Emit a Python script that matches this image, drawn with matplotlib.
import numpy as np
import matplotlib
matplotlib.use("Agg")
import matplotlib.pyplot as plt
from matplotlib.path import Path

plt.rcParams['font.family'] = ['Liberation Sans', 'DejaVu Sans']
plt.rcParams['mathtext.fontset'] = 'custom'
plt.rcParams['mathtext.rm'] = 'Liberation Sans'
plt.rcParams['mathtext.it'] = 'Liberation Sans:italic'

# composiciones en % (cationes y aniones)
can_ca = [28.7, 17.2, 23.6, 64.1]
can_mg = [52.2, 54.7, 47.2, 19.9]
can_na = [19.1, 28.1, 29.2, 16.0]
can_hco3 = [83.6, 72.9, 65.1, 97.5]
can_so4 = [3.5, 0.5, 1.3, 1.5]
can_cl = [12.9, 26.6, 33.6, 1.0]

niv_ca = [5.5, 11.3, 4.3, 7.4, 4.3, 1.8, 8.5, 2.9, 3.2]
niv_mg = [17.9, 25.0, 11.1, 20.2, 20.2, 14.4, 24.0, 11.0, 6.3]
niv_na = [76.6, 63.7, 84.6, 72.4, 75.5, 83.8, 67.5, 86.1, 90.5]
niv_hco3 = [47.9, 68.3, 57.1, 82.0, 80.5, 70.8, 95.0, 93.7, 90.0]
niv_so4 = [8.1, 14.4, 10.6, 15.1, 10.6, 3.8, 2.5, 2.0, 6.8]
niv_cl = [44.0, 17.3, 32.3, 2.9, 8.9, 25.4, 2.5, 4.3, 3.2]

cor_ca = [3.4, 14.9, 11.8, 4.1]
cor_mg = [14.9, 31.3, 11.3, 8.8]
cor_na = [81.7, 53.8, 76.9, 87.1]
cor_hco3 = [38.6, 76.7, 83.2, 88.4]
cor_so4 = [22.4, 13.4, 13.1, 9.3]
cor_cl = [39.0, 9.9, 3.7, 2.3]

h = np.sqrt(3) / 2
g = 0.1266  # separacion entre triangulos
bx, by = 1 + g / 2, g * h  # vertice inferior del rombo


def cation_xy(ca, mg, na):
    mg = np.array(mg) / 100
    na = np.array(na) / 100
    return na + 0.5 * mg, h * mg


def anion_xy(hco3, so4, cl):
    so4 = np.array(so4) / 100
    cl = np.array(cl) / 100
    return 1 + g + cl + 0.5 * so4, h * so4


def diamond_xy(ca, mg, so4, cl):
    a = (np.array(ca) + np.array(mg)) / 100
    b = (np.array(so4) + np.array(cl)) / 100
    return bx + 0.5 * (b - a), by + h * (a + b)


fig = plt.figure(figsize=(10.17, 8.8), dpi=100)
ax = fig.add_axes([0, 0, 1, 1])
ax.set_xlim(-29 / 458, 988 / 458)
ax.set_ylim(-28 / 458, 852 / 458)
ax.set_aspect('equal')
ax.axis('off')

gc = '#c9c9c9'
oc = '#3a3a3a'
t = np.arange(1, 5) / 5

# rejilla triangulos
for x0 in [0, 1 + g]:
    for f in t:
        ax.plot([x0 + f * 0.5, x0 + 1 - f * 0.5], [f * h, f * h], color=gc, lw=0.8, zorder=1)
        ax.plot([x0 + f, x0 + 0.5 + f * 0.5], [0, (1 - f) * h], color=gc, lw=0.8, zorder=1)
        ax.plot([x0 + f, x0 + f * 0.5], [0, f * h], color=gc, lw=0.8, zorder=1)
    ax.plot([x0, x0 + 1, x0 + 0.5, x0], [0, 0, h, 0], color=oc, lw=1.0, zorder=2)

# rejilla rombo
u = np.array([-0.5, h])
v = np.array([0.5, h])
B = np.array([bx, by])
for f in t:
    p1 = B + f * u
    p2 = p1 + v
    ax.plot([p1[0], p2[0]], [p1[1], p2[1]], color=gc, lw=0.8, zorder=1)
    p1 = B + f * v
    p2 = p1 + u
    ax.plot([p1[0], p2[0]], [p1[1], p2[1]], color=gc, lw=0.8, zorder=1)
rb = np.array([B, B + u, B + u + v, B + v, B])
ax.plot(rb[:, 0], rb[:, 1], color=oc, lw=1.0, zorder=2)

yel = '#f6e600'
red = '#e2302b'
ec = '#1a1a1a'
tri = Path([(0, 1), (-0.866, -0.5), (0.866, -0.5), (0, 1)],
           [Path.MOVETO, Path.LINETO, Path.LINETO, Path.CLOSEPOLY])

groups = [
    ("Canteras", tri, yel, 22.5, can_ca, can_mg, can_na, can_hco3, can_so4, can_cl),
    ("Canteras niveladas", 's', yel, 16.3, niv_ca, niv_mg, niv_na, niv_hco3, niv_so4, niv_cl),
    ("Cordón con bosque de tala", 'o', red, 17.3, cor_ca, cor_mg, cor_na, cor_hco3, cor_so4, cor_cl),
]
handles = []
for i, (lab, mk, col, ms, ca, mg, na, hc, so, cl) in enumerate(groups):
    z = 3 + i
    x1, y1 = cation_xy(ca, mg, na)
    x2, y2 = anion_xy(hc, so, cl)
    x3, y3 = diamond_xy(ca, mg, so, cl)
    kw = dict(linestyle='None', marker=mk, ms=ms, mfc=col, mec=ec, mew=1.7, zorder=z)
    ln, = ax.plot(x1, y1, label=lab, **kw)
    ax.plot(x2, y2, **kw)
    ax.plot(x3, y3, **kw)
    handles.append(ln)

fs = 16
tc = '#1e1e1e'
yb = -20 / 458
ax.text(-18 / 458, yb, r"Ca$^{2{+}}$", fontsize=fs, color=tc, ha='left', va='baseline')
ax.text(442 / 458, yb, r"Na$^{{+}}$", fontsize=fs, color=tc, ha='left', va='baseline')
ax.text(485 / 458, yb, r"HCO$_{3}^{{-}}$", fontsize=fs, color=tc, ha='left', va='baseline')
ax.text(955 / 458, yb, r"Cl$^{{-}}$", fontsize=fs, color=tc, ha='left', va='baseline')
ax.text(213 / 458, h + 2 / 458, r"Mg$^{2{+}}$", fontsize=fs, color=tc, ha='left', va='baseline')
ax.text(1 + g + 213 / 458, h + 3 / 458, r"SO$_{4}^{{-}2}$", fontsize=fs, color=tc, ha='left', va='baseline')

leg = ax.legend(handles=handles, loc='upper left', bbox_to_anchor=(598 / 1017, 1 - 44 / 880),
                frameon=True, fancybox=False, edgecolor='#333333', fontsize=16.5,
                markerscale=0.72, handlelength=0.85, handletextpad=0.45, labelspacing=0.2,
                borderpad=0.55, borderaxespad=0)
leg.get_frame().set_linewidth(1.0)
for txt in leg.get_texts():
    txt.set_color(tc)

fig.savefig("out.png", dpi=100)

- **Your objective**
What is the number of lines in the listing above that contain the string "matplotlib"? Give only the number.

- **Task output**
5